Although Tauranga is my home town, and I love the place, it is still, as far as you, the touring visitor is concerned, just another traffic-clogged city boasting of one of the most popular beaches in the country and a trio of great 18-hole golf courses with a couple more just outside the city boundary.
It's major attraction, the Mount Maunganui cut-off cone rising straight out of the sea for most its girth, becomes a dominant back-drop to visiting the Mount Maunganui beach, taking a walk along the boardwalk promenade and then moving on.
You simple do not need to go looking for
the Mount, now to be known as Mauao. It can
be seen from almost every which-way in the
city or surrounding district. The "Mount"
just is. It deserves its icon status. You'll
be glad you saw it in passing.
Still, to put on rose-coloured glasses, the city does also have some most attractive shopping centres and, if you came visiting to enjoy our burgeoning variety of restaurant/bistro bars, then The Strand, leading off The Mall in Downtown Tauranga could provide many a happy hour or day or two.
Mount Maunganui's shopping centre, just a minute or two's drive from the ocean or harbour beaches on either side, is also a delight to the shopping and food connoisseur. At the height of the season the entire city, including its roads and shopping centre footpaths, becomes a fun-filled mass of holidaying and partying humanity.
However, compared to Auckland's traffic problems, Tauranga is still just an oversized fishing village with New Zealand's largest export and rapidly becoming largest import port driving its insatiable, consumer-society growth - and therein lies the heart of the traffic problem. The bridge linking the two ports, one a container terminal, the other general cargo consisting largely of pine logs, and the two state highways feeding the ports, is, if nothing else, a remarkable example of engineering innovation.

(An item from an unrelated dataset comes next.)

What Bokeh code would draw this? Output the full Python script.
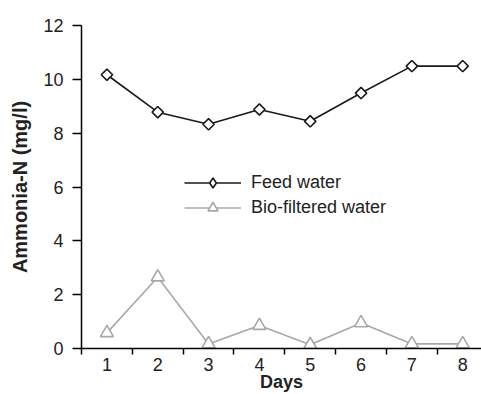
import math
from bokeh.plotting import figure
from bokeh.models import Range1d, FixedTicker, Legend, LegendItem
from bokeh.embed import file_html
from bokeh.resources import INLINE

days = [1, 2, 3, 4, 5, 6, 7, 8]
feed_water = [10.17, 8.78, 8.33, 8.88, 8.44, 9.49, 10.49, 10.49]
bio_filtered = [0.58, 2.65, 0.17, 0.85, 0.14, 0.95, 0.17, 0.17]
y_ticks = [0, 2, 4, 6, 8, 10, 12]

FONT = "Liberation Sans"
FEED_COLOR = "#1a1a1a"
BIO_COLOR = "#a8a8a8"

p = figure(width=481, height=394, output_backend="svg", toolbar_location=None,
           x_range=Range1d(0.5, 8.37), y_range=Range1d(0, 12),
           min_border_left=81, min_border_right=0, min_border_top=25, min_border_bottom=46)
p.outline_line_color = None
p.grid.grid_line_color = None
p.background_fill_color = "white"

# x axis
p.xaxis.ticker = FixedTicker(ticks=days, minor_ticks=[d - 0.5 for d in days] + [8.5])
p.xaxis.major_tick_out = 0
p.xaxis.major_tick_in = 0
p.xaxis.minor_tick_out = 6
p.xaxis.minor_tick_in = 0
p.xaxis.minor_tick_line_color = "black"
p.xaxis.minor_tick_line_width = 1.5
p.xaxis.major_label_standoff = 3
p.xaxis.axis_label = "Days"
p.xaxis.axis_label_standoff = -2
p.xaxis.axis_line_width = 1.5

# y axis
p.yaxis.ticker = FixedTicker(ticks=y_ticks, minor_ticks=[])
p.yaxis.major_tick_out = 9
p.yaxis.major_tick_in = 0
p.yaxis.major_tick_line_width = 1.5
p.yaxis.major_label_standoff = 9
p.yaxis.axis_label = "Ammonia-N (mg/l)"
p.yaxis.axis_label_standoff = 9
p.yaxis.axis_line_width = 1.5

for ax in (p.xaxis, p.yaxis):
    ax.major_label_text_font = FONT
    ax.major_label_text_font_size = "18px"
    ax.major_label_text_color = "#222222"
    ax.axis_label_text_font = FONT
    ax.axis_label_text_font_style = "bold"
    ax.axis_label_text_color = "#222222"
    ax.axis_line_color = "black"
    ax.major_tick_line_color = "black"
p.xaxis.axis_label_text_font_size = "18px"
p.yaxis.axis_label_text_font_size = "20px"

l1 = p.line(days, feed_water, line_color=FEED_COLOR, line_width=1.6)
# diamond used for the legend swatch (hidden beneath the rotated squares in the plot)
s1_leg = p.scatter(days, feed_water, marker="diamond", size=9,
                   fill_color="white", line_color=FEED_COLOR, line_width=1.6)
s1 = p.scatter(days, feed_water, marker="square", angle=math.pi / 4, size=8,
               fill_color="white", line_color=FEED_COLOR, line_width=1.6)
l2 = p.line(days, bio_filtered, line_color=BIO_COLOR, line_width=1.6)
s2 = p.scatter(days, bio_filtered, marker="triangle", size=13,
               fill_color="white", line_color=BIO_COLOR, line_width=1.6)

legend = Legend(items=[LegendItem(label="Feed water", renderers=[l1, s1_leg]),
                       LegendItem(label="Bio-filtered water", renderers=[l2, s2])],
                location=(103, 128), orientation="vertical",
                glyph_width=57, glyph_height=25, label_height=25, label_standoff=10,
                spacing=0, padding=0, margin=0,
                border_line_color=None, background_fill_alpha=0,
                label_text_font=FONT, label_text_font_size="18px",
                label_text_color="#222222")
p.add_layout(legend, "center")

open("out.html", "w").write(file_html(p, INLINE))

When you drive, or crawl, across the bridge, consider the fact that its entire over-sea length, with its curve and rise and fall over the channel, was constructed on the Tauranga city-centre side of the harbour, then pushed in sections across pre-built columns. Consider also, that like my house on driven piles, it sits on mud. No rock foundation. In the construction stage some of the columns began to sink as the weight of the extending bridge bore down on them. Concrete grouting forced down the side and under the columns provided stable, localised foundations and so, 15 years later the bridge still stands/floats - as does our house!
Unless golfing and/or ocean swimming is your thing, then a day in Tauranga, and perhaps an overnight stop-over in one of the city's many quality hotels, motels, holiday parks and motor camps should satisfy your curiosity.
Leaving Tauranga early morning will give you plenty of time to enjoy a couple of quite outstanding, and reasonably priced, tourist attractions on the way to the Rotorua Lakes and the country's top-of-the-pops Tourist Centre, Rotorua City itself.